Below are some of the projects that are set to receive funding in 2024 under the proposed CIP. A full list of projects considered for the 2024-2028 CIP is available as part of the commission’s agenda packet for this week.

• Kansas River Wastewater Treatment Plant improvements: $31,460,000 in 2024, $52 million in total.

• City Hall reconfiguration: $5.9 million in 2024, no additional costs beyond 2024.

• South Lawrence Trafficway expansion: $8.36 million in 2024, no additional costs beyond 2024.

• Water main replacement/relocation program: $5.3 million in 2024, $28.75 million in total.

• Field Operations Campus phase one: $5.7 million in 2024, $51.3 million through 2026.

• Field Operations Campus phase three (solid waste building): $550,000 in 2024, $40.45 million through 2027.

• Expansion for Lawrence-Douglas County Fire Medical station 6: $1 million in 2024, $10.5 million in total.

• Outdoor aquatic center major renovation: $250,000 in 2024, $6.1 million in total.

City leaders won’t take any action to approve the CIP this week. For now, they’re just being asked for policy-related input and comment. On that front, a presentation included with this week’s agenda lays out some of the policy questions commissioners are being asked to consider, like whether any unfunded projects should be swapped in and whether commissioners would support a property tax increase to expedite unfunded projects.

The CIP is just one piece of the city’s annual budget process. The next step on the timeline will take place July 11, when City Manager Craig Owens will present the commission with his recommended 2024 budget.

In other business, the commission will:

• Consider adopting an ordinance banning single-use plastic bags.

At their June 6 meeting, city leaders reviewed a draft version of the ordinance and gave feedback to be incorporated in the updated version up for consideration this week. That includes changes to fines — a first violation is now a maximum of $100 instead of $100 flat, such that municipal court judges have the discretion to apply lesser fines — and codifying that the thicker, reusable plastic bags the ordinance would allow should be made of 40% post-consumer recycled content.

As was the case earlier this month, the city’s code enforcement division is still requesting a new full-time code compliance officer as part of the 2024 budget process at a cost of $94,000. According to the agenda item report for this week’s meeting, if the ordinance is adopted but additional staffing isn’t approved, the city wouldn’t have the staffing resources to enforce the ban.

If approved, the ban will take effect starting Jan. 1, 2024.

• Be presented with a draft ordinance declaring Lawrence a sanctuary city for transgender, nonbinary and gender non-conforming people.

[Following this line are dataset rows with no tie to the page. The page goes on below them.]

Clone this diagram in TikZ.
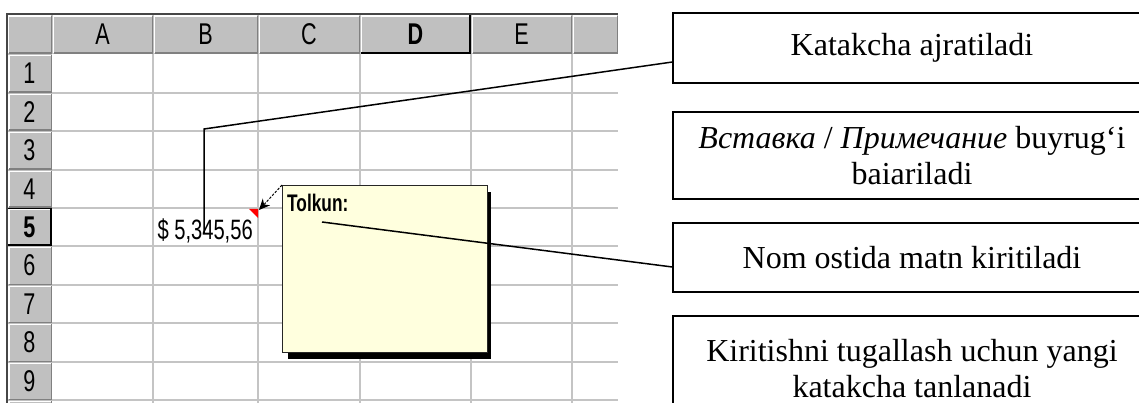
\documentclass[tikz,border=0pt]{standalone}
\usepackage{fontspec}
\setmainfont{Liberation Serif}
\newfontfamily\xlfont[FakeStretch=0.72]{Liberation Sans}
\usetikzlibrary{arrows.meta,calc}
\definecolor{hgray}{RGB}{192,192,192}
\definecolor{dgray}{RGB}{128,128,128}
\definecolor{gridc}{RGB}{196,196,196}
\definecolor{notey}{RGB}{255,255,222}
\definecolor{frame}{RGB}{70,70,70}
\begin{document}
\begin{tikzpicture}[x=1pt,y=-1pt,
  gridl/.style={draw=gridc, line width=1.4pt},
  hdr/.style={font=\xlfont\fontsize{30}{30}\selectfont, inner sep=0pt},
  hdrb/.style={font=\xlfont\bfseries\fontsize{30}{30}\selectfont, inner sep=0pt},
  cellt/.style={font=\xlfont\fontsize{28}{28}\selectfont, inner sep=0pt},
  callout/.style={draw=black, line width=1.3pt, minimum width=478pt, align=center,
                  font=\fontsize{32}{36}\selectfont, inner sep=0pt},
  leader/.style={black, line width=1.5pt},
  hilite/.style={white, line width=1.5pt},
  lolite/.style={dgray, line width=1.5pt},
  active/.style={black, line width=1.8pt},
]
\fill[white] (0,0) rectangle (1139,403);
\useasboundingbox (0,0) rectangle (1139,403);

% cell grid
\foreach \x in {153,258,360,471,572} \draw[gridl] (\x,54) -- (\x,403);
\foreach \y in {93,131,170,208,246,285,323,362,400} \draw[gridl] (52,\y) -- (618,\y);

% header fills
\fill[hgray] (7,14) rectangle (618,54);
\fill[hgray] (7,54) rectangle (52,403);

% column header bevels
\foreach \a/\b in {7/52,52/153,153/258,258/360,360/471,471/572,572/618} {
  \draw[hilite] (\a+1.5,53) -- (\a+1.5,16) -- (\b-1,16);
  \draw[lolite] (\b-0.75,16) -- (\b-0.75,53.25) -- (\a+1.5,53.25);
}
% row header bevels
\foreach \a/\b in {54/93,93/131,131/170,170/208,208/246,246/285,285/323,323/362,362/400,400/438} {
  \draw[hilite] (9,\b-1) -- (9,\a+1.5) -- (50.5,\a+1.5);
  \draw[lolite] (51.25,\a+1) -- (51.25,\b-0.75) -- (9,\b-0.75);
}
% active headers
\draw[active] (470,15) -- (470,53.1) -- (361,53.1);
\draw[active] (8,208.5) -- (51.1,208.5) -- (51.1,245.2) -- (8,245.2);

% outer frame
\draw[frame, line width=2pt] (7,403) -- (7,14) -- (618,14);

% header labels
\node[hdr] (hA) at (102.5,34) {A};
\node[hdr] (hB) at (205.5,34) {B};
\node[hdr] (hC) at (309,34) {C};
\node[hdrb] (hD) at (415.5,34) {D};
\node[hdr] (hE) at (521.5,34) {E};
\node[hdr] (r1) at (29.5,73.5) {1};
\node[hdr] (r2) at (29.5,112) {2};
\node[hdr] (r3) at (29.5,150.5) {3};
\node[hdr] (r4) at (29.5,189) {4};
\node[hdrb] (r5) at (29.5,227) {5};
\node[hdr] (r6) at (29.5,265.5) {6};
\node[hdr] (r7) at (29.5,304) {7};
\node[hdr] (r8) at (29.5,342.5) {8};
\node[hdr] (r9) at (29.5,381) {9};

% cell value
\node[cellt, anchor=base east] (val) at (253,240) {\$ 5,345,56};

% red comment indicator
\fill[red] (249,209) -- (258,209) -- (258,218) -- cycle;
\coordinate (tip) at (259,210);

% comment note
\fill[black] (288,192) rectangle (491,359);
\node[draw=black!85, line width=1pt, fill=notey, minimum width=205pt, minimum height=167pt,
      inner sep=0pt, anchor=north west] (note) at (282,185) {};
\node[font=\xlfont\bfseries\fontsize{24}{24}\selectfont, inner sep=0pt, anchor=base west]
      (tolkun) at (287,212) {Tolkun:};
\draw[black, line width=1pt, dash pattern=on 2.5pt off 1.5pt,
      -{Stealth[length=11pt,width=10pt]}] (note.north west) -- (tip);

% callout boxes
\node[callout, minimum height=70pt] (b1) at (912,48) {Katakcha ajratiladi};
\node[callout, minimum height=87pt] (b2) at (912,155.5)
  {\textit{Вставка} / \textit{Примечание} buyrug‘i\\baiariladi};
\node[callout, minimum height=69pt] (b3) at (912,257.5) {Nom ostida matn kiritiladi};
\node[callout, minimum height=106pt] (b4) at (912,369)
  {Kiritishni tugallash uchun yangi\\katakcha tanlanadi};

% leaders
\coordinate (k1) at (204,129);
\coordinate (k1e) at (204,233);
\draw[leader] ([yshift=-14pt]b1.west) -- (k1) -- (k1e);
\coordinate (k3) at (322,222);
\draw[leader] (k3) -- ([yshift=-9.5pt]b3.west);
\end{tikzpicture}
\end{document}
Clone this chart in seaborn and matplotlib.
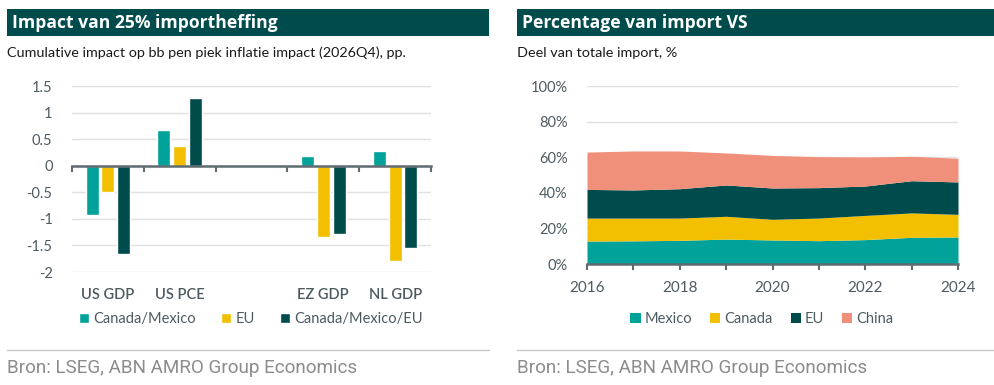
import matplotlib
matplotlib.use("Agg")
import matplotlib.pyplot as plt
import pandas as pd
import seaborn as sns
from matplotlib.patches import Rectangle
from matplotlib.lines import Line2D
from matplotlib.ticker import PercentFormatter, FixedLocator, MultipleLocator

# left chart: impact of 25% tariff, pp
variables = ["US GDP", "US PCE", "", "EZ GDP", "NL GDP"]
canada_mexico = [-0.93, 0.68, None, 0.18, 0.27]
eu = [-0.50, 0.37, None, -1.34, -1.79]
canada_mexico_eu = [-1.67, 1.28, None, -1.28, -1.55]
scenarios = ["Canada/Mexico", "EU", "Canada/Mexico/EU"]

# right chart: share of US imports, %
years = [2016, 2017, 2018, 2019, 2020, 2021, 2022, 2023, 2024]
mexico = [12.9, 13.0, 13.3, 14.0, 13.5, 13.1, 13.7, 15.0, 15.2]
canada = [12.9, 12.8, 12.5, 12.8, 11.6, 12.7, 13.6, 13.7, 12.7]
eu_share = [16.1, 15.8, 16.5, 17.6, 17.6, 17.1, 16.5, 18.1, 18.2]
china = [21.0, 21.9, 21.2, 18.0, 18.3, 17.4, 16.3, 13.7, 13.3]
regions = ["Mexico", "Canada", "EU", "China"]

TEAL = "#00a29a"
YELLOW = "#f2c000"
DARK = "#004b4b"
SALMON = "#f0907b"
TXT = "#4d5b61"
GRID = "#e0e0e0"

sns.set_theme(style="white")
plt.rcParams["font.family"] = ["Lato", "DejaVu Sans"]

W, H = 994, 385
fig = plt.figure(figsize=(W / 100, H / 100), dpi=100)

def fx(px):
    return px / W

def fy(px):
    return 1 - px / H

# header bars, subtitles, footers
for x0, x1, title, sub in [(7, 489, "Impact van 25% importheffing",
                            "Cumulative impact op bb pen piek inflatie impact (2026Q4), pp."),
                           (517, 994, "Percentage van import VS", "Deel van totale import, %")]:
    fig.add_artist(Rectangle((fx(x0), fy(36)), fx(x1 - x0), 27 / H, color=DARK, lw=0))
    fig.text(fx(x0 + 5), fy(22.5), title, color="white", fontsize=12.6, fontweight="bold",
             family=["Open Sans", "DejaVu Sans"], va="center", ha="left")
    fig.text(fx(x0), fy(53), sub, color="#1a1a1a", fontsize=10.4, va="center", ha="left")
    fig.add_artist(Line2D([fx(x0), fx(x1)], [fy(350), fy(350)], color="#c8c8c8", lw=1))
    fig.text(fx(x0), fy(368), "Bron: LSEG, ABN AMRO Group Economics", color="#8c8c8c",
             fontsize=13.6, family=["Roboto", "DejaVu Sans"], va="center", ha="left")

# ---- left: grouped bars
df = pd.DataFrame({"variable": variables * 3,
                   "scenario": [s for s in scenarios for _ in variables],
                   "value": canada_mexico + eu + canada_mexico_eu})
ax1 = fig.add_axes([fx(72), fy(272), fx(431 - 72), (272 - 86) / H])
sns.barplot(data=df, x="variable", y="value", hue="scenario", order=variables,
            hue_order=scenarios, palette=[TEAL, YELLOW, DARK], width=0.66, gap=0.18,
            saturation=1, errorbar=None, ax=ax1, zorder=3)
ax1.set_xlim(-0.5, len(variables) - 0.5)
ax1.set_ylim(-2, 1.5)
ax1.yaxis.set_major_locator(MultipleLocator(0.5))
ax1.yaxis.set_major_formatter(matplotlib.ticker.FuncFormatter(lambda v, p: f"{v:g}"))
ax1.grid(axis="y", color=GRID, lw=1, zorder=0)
for s in ["top", "right", "left"]:
    ax1.spines[s].set_visible(False)
ax1.spines["bottom"].set_position(("data", 0))
ax1.spines["bottom"].set_color("#5f6b70")
ax1.spines["bottom"].set_linewidth(1.8)
ax1.spines["bottom"].set_zorder(4)
ax1.xaxis.set_minor_locator(FixedLocator([i - 0.5 for i in range(len(variables) + 1)]))
ax1.tick_params(axis="x", which="minor", bottom=True, length=4, width=1.5, color="#5f6b70",
                direction="out")
ax1.tick_params(axis="x", which="major", bottom=True, length=0, pad=88, labelsize=10.5,
                labelcolor=TXT)
for lab in ax1.get_xticklabels():
    lab.set_fontweight("semibold")
ax1.tick_params(axis="y", length=0, pad=14, labelsize=10.5, labelcolor=TXT)
ax1.set_xlabel("")
ax1.set_ylabel("")
h, l = ax1.get_legend_handles_labels()
ax1.get_legend().remove()
fig.legend(h, l, loc="center", bbox_to_anchor=(fx(251), fy(319)), ncol=3, frameon=False,
           handlelength=0.7, handleheight=0.7, handletextpad=0.3, columnspacing=1.7,
           fontsize=10.5, labelcolor=TXT)

# ---- right: stacked area
ax2 = fig.add_axes([fx(587), fy(264), fx(958 - 587), (264 - 86) / H])
ax2.stackplot(years, mexico, canada, eu_share, china, colors=[TEAL, YELLOW, DARK, SALMON],
              labels=regions, lw=0, zorder=3)
ax2.set_xlim(years[0], years[-1])
ax2.set_ylim(0, 100)
ax2.yaxis.set_major_locator(MultipleLocator(20))
ax2.yaxis.set_major_formatter(PercentFormatter(decimals=0))
ax2.xaxis.set_major_locator(MultipleLocator(2))
ax2.xaxis.set_minor_locator(MultipleLocator(1))
ax2.grid(axis="y", color=GRID, lw=1, zorder=0)
for s in ["top", "right", "left"]:
    ax2.spines[s].set_visible(False)
ax2.spines["bottom"].set_color("#5f6b70")
ax2.spines["bottom"].set_linewidth(1.8)
ax2.spines["bottom"].set_zorder(4)
ax2.tick_params(axis="x", which="both", length=4, width=1.5, color="#5f6b70", direction="out",
                bottom=True)
ax2.tick_params(axis="x", which="major", pad=8, labelsize=11, labelcolor=TXT)
ax2.tick_params(axis="y", length=0, pad=14, labelsize=10.5, labelcolor=TXT)
h2, l2 = ax2.get_legend_handles_labels()
fig.legend(h2, l2, loc="center", bbox_to_anchor=(fx(762), fy(319)), ncol=4, frameon=False,
           handlelength=0.7, handleheight=0.7, handletextpad=0.3, columnspacing=1.2,
           fontsize=10.5, labelcolor=TXT)

fig.savefig("out.png", dpi=100)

The ordinance isn’t on the agenda for consideration and it wasn’t prepared by city staff. Instead, a group of citizens that earlier this month called on city leaders to take action to not enforce SB 180 — which bans transgender people from using bathrooms and other gender-specific areas associated with their gender identity — has drafted the ordinance and plans to present it during the public comment period near the start of the meeting, according to a social media post.

The group against SB 180 also called on the City Commission to take two other actions earlier this month: to refuse to enforce the law and create a policy that the Lawrence Police Department doesn’t enforce, arrest, detain or surveil anyone under the law. The City of Lawrence released a statement to that effect last week, a few days after Lawrence Police Chief Rich Lockhart spoke at a Lawrence PFLAG meeting and asserted the police department “will not arrest anyone under the guise of SB 180.”

The City Commission will also meet in a 45-minute executive session ahead of Tuesday’s meeting with city legal staff, which could be related to the topic. The notice on Tuesday’s agenda notes that the session is to discuss “privileged legal communications from the city’s attorneys regarding local laws and regulations and applicable laws.”

The Lawrence City Commission will convene at 5:45 p.m. Tuesday at City Hall, 6 E. Sixth St.